* _Goal_: Retype the records below exactly as they appear, but leave out any pictures.

#### Supplied data

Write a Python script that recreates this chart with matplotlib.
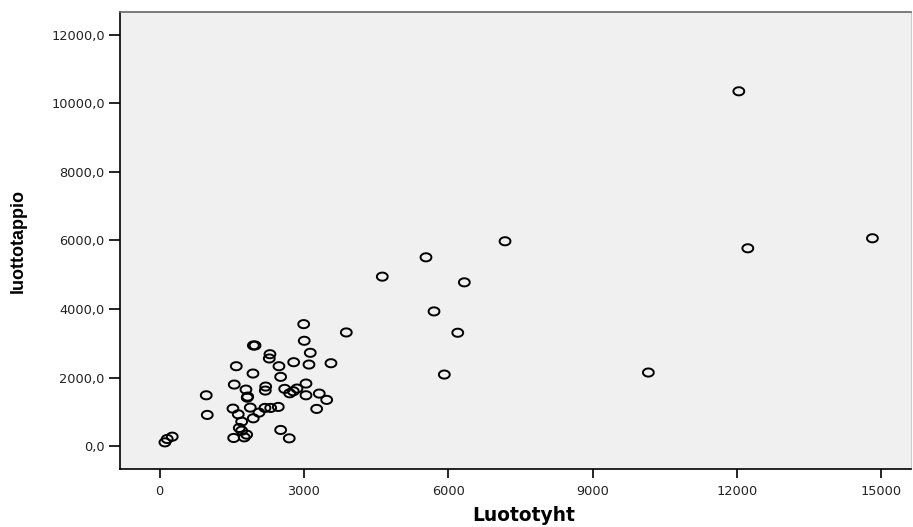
import numpy as np
import matplotlib
matplotlib.use('Agg')
import matplotlib.pyplot as plt
from matplotlib.path import Path
from matplotlib.ticker import FuncFormatter

plt.rcParams['font.family'] = ['Liberation Sans', 'DejaVu Sans']

# Luototyht (x) and luottotappio (y)
luototyht = [12040, 12227, 14817, 7181, 5538, 4630, 6335, 5705, 6198, 5919, 10160,
             1950, 1985, 1595, 1942, 1553, 1796, 1832, 1822, 971, 992, 1526, 1886,
             1636, 1948, 1707, 1657, 1707, 1811, 1761, 1541, 112, 160, 264,
             2996, 3882, 3008, 3133, 2295, 2281, 2482, 2788, 3106, 3563, 2517,
             2206, 2198, 2601, 2705, 2780, 2857, 3044, 3044, 3320, 3474, 3266,
             2067, 2191, 2310, 2468, 2517, 2696]
luottotappio = [10347, 5772, 6064, 5977, 5509, 4946, 4780, 3933, 3311, 2093, 2152,
                2940, 2940, 2336, 2123, 1801, 1655, 1451, 1420, 1489, 917, 1101, 1130,
                934, 818, 721, 537, 458, 342, 263, 245, 117, 216, 283,
                3562, 3320, 3077, 2727, 2686, 2561, 2336, 2453, 2385, 2423, 2026,
                1743, 1626, 1676, 1547, 1606, 1685, 1831, 1489, 1539, 1355, 1092,
                984, 1121, 1121, 1150, 479, 234]

x_ticks = [0, 3000, 6000, 9000, 12000, 15000]
y_ticks = [0, 2000, 4000, 6000, 8000, 10000, 12000]

# slightly flat open circle like the original
t = np.linspace(0, 2 * np.pi, 60)
ellipse = Path(np.column_stack([np.cos(t), 0.75 * np.sin(t)]))

fig = plt.figure(figsize=(9.13, 5.27), dpi=100)
ax = fig.add_axes([0.131, 0.110, 0.867, 0.867])
ax.set_facecolor('#f0f0f0')

ax.scatter(luototyht, luottotappio, marker=ellipse, s=7.8 ** 2,
           facecolors='none', edgecolors='black', linewidths=1.4, zorder=3)

ax.set_xlim(-830, 15622)
ax.set_ylim(-660, 12654)
ax.set_xticks(x_ticks)
ax.set_yticks(y_ticks)
ax.yaxis.set_major_formatter(FuncFormatter(lambda v, p: f'{v:.1f}'.replace('.', ',')))

ax.tick_params(axis='x', length=6.5, width=1.2, pad=5, colors='black')
ax.tick_params(axis='y', length=7.7, width=1.2, pad=3, colors='black')
ax.tick_params(labelcolor='#222222')
# the original text is wide, DejaVu is closer in width than Arial
for lab in ax.get_xticklabels() + ax.get_yticklabels():
    lab.set_fontfamily('DejaVu Sans')
    lab.set_fontsize(9.3)

for side in ['left', 'bottom']:
    ax.spines[side].set_color('black')
    ax.spines[side].set_linewidth(1.2)
ax.spines['top'].set_color('#666666')
ax.spines['top'].set_linewidth(1.2)
ax.spines['right'].set_color('#cccccc')
ax.spines['right'].set_linewidth(0.8)

ax.set_xlabel('Luototyht', fontsize=13.4, fontweight='bold', family='DejaVu Sans')
ax.set_ylabel('luottotappio', fontsize=13, fontweight='bold')
ax.xaxis.set_label_coords(0.510, -0.080)
ax.yaxis.set_label_coords(-0.1171, 0.5)

fig.savefig('out.png', dpi=100, facecolor='white')
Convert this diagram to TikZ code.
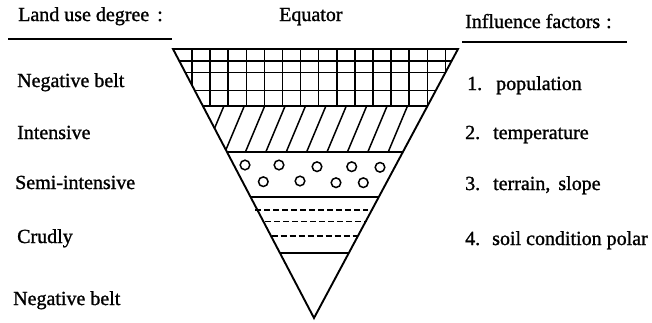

########

* _The output_:
Write a Python script that recreates this chart with matplotlib.
import numpy as np
import matplotlib
matplotlib.use('Agg')
import matplotlib.pyplot as plt
from matplotlib.path import Path
from matplotlib.ticker import FuncFormatter

plt.rcParams['font.family'] = ['Liberation Sans', 'DejaVu Sans']

# Luototyht (x) and luottotappio (y)
luototyht = [12040, 12227, 14817, 7181, 5538, 4630, 6335, 5705, 6198, 5919, 10160,
             1950, 1985, 1595, 1942, 1553, 1796, 1832, 1822, 971, 992, 1526, 1886,
             1636, 1948, 1707, 1657, 1707, 1811, 1761, 1541, 112, 160, 264,
             2996, 3882, 3008, 3133, 2295, 2281, 2482, 2788, 3106, 3563, 2517,
             2206, 2198, 2601, 2705, 2780, 2857, 3044, 3044, 3320, 3474, 3266,
             2067, 2191, 2310, 2468, 2517, 2696]
luottotappio = [10347, 5772, 6064, 5977, 5509, 4946, 4780, 3933, 3311, 2093, 2152,
                2940, 2940, 2336, 2123, 1801, 1655, 1451, 1420, 1489, 917, 1101, 1130,
                934, 818, 721, 537, 458, 342, 263, 245, 117, 216, 283,
                3562, 3320, 3077, 2727, 2686, 2561, 2336, 2453, 2385, 2423, 2026,
                1743, 1626, 1676, 1547, 1606, 1685, 1831, 1489, 1539, 1355, 1092,
                984, 1121, 1121, 1150, 479, 234]

x_ticks = [0, 3000, 6000, 9000, 12000, 15000]
y_ticks = [0, 2000, 4000, 6000, 8000, 10000, 12000]

# slightly flat open circle like the original
t = np.linspace(0, 2 * np.pi, 60)
ellipse = Path(np.column_stack([np.cos(t), 0.75 * np.sin(t)]))

fig = plt.figure(figsize=(9.13, 5.27), dpi=100)
ax = fig.add_axes([0.131, 0.110, 0.867, 0.867])
ax.set_facecolor('#f0f0f0')

ax.scatter(luototyht, luottotappio, marker=ellipse, s=7.8 ** 2,
           facecolors='none', edgecolors='black', linewidths=1.4, zorder=3)

ax.set_xlim(-830, 15622)
ax.set_ylim(-660, 12654)
ax.set_xticks(x_ticks)
ax.set_yticks(y_ticks)
ax.yaxis.set_major_formatter(FuncFormatter(lambda v, p: f'{v:.1f}'.replace('.', ',')))

ax.tick_params(axis='x', length=6.5, width=1.2, pad=5, colors='black')
ax.tick_params(axis='y', length=7.7, width=1.2, pad=3, colors='black')
ax.tick_params(labelcolor='#222222')
# the original text is wide, DejaVu is closer in width than Arial
for lab in ax.get_xticklabels() + ax.get_yticklabels():
    lab.set_fontfamily('DejaVu Sans')
    lab.set_fontsize(9.3)

for side in ['left', 'bottom']:
    ax.spines[side].set_color('black')
    ax.spines[side].set_linewidth(1.2)
ax.spines['top'].set_color('#666666')
ax.spines['top'].set_linewidth(1.2)
ax.spines['right'].set_color('#cccccc')
ax.spines['right'].set_linewidth(0.8)

ax.set_xlabel('Luototyht', fontsize=13.4, fontweight='bold', family='DejaVu Sans')
ax.set_ylabel('luottotappio', fontsize=13, fontweight='bold')
ax.xaxis.set_label_coords(0.510, -0.080)
ax.yaxis.set_label_coords(-0.1171, 0.5)

fig.savefig('out.png', dpi=100, facecolor='white')
Convert this diagram to TikZ code.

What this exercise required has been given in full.